While it meant being part of history in putting the stories of mob from across the state together into one cloak, she also learnt more about her own story in the process.
"When I was travelling - I never knew what my father did because he was away a lot - but when I was travelling with the cloak I had communities come up and tell me stories about my father, which I would never have known if it wasn't for this cloak," Ms Bundle said.
"I met other Elders who really held my father in high esteem and I didn't know that side of him. So this cloak has done the most amazing thing for me. It brought me closer to my father than I ever was."
Possums are a protected species in Australia, therefore it is illegal to kill the furry creatures for their skins. However, they are classified as a pest in New Zealand, which is where the pelts in the cloak were sourced from.
Approximately 70 pelts were used to create the masterpiece, with each being cut into smaller rectangle shapes and handed out to constituents to lay their designs on. The cloak features everything from totems, to words, stories, and messages about Treaty.

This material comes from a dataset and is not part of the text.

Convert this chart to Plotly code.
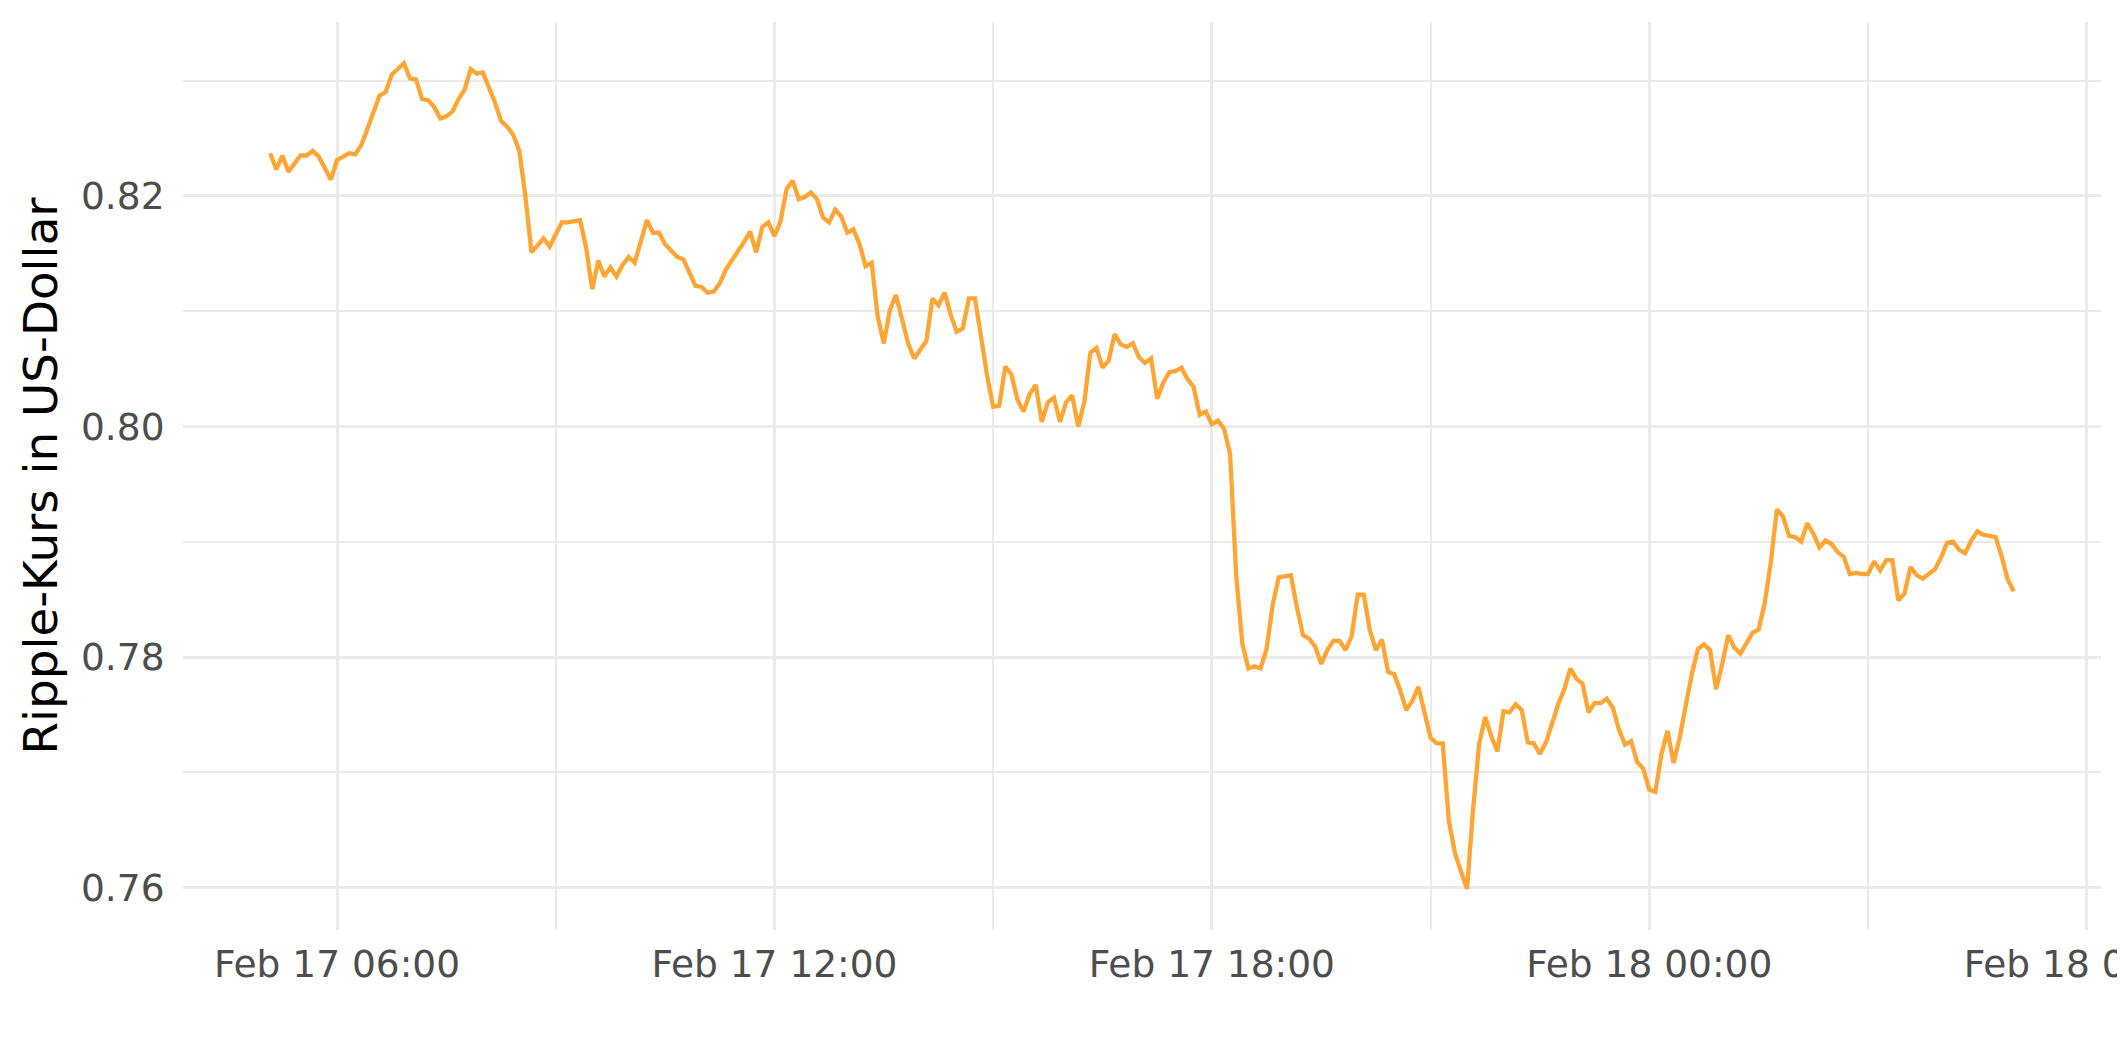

Two kangaroo skins are included in the exhibit, which feature designs done by non-Indigenous supporters of Treaty.
"Apart from hearing people's aspirations and seeing people's cultural Clan designs, the cultural expression that the cloak brought to me and how it having is displayed at the museum for all to see," Ms Gallagher said.
"It's like us telling the world that our culture is ancient and contemporary... it's alive, it's living and it's strong."
The cloak and skins will hang in Bunjilaka Aboriginal Centre, located inside Melbourne Museum, until February 2020.
VTAC hopes it will then be transferred to an office, which will house the newly elected First Peoples Assembly.